Abstract

The novelist Charlotte Brontë and the historian E.P. Thompson both claimed that the Yorkshire Luddites of the 1810s were Antinomians, descendants of the seventeenth-century radical Christian sects who claimed, as Christ’s elect, that they were not bound by the (moral) law. This article follows a thread that links Thompson’s The Making of the English Working Class (in which he made this claim) with his later study of William Blake, Witness against the Beast, which, far from being just an esoteric study of an esoteric figure, uncovered an antinomian tradition that linked the radicalism and protest of the ‘age of reason’ with the seventeenth century.
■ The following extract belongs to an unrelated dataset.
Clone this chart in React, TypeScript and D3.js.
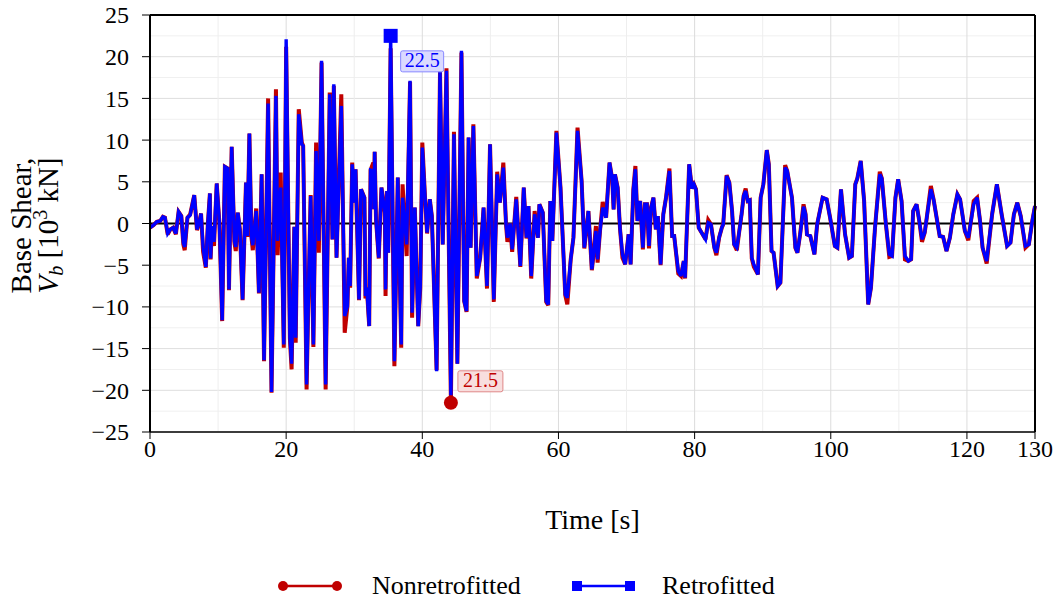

In doing so, it revisits the relationship between Thompson and religion, still an underexplored aspect and too overshadowed by his polemical attacks on Methodism. Having sketched this antinomian tradition, the article then turns to Brontë’s novel Shirley, which recounts the Luddism of the West Riding, and situates it in the context of Thompson’s antinomian tradition, exploring why Brontë chose to present the Luddites as Antinomians. The final section tests the hypothesis of Brontë and Thompson that Luddites may have been Antinomians through a case study of Luddism in the West Riding and the place of religious enthusiasm in working-class protest and culture in the early nineteenth century.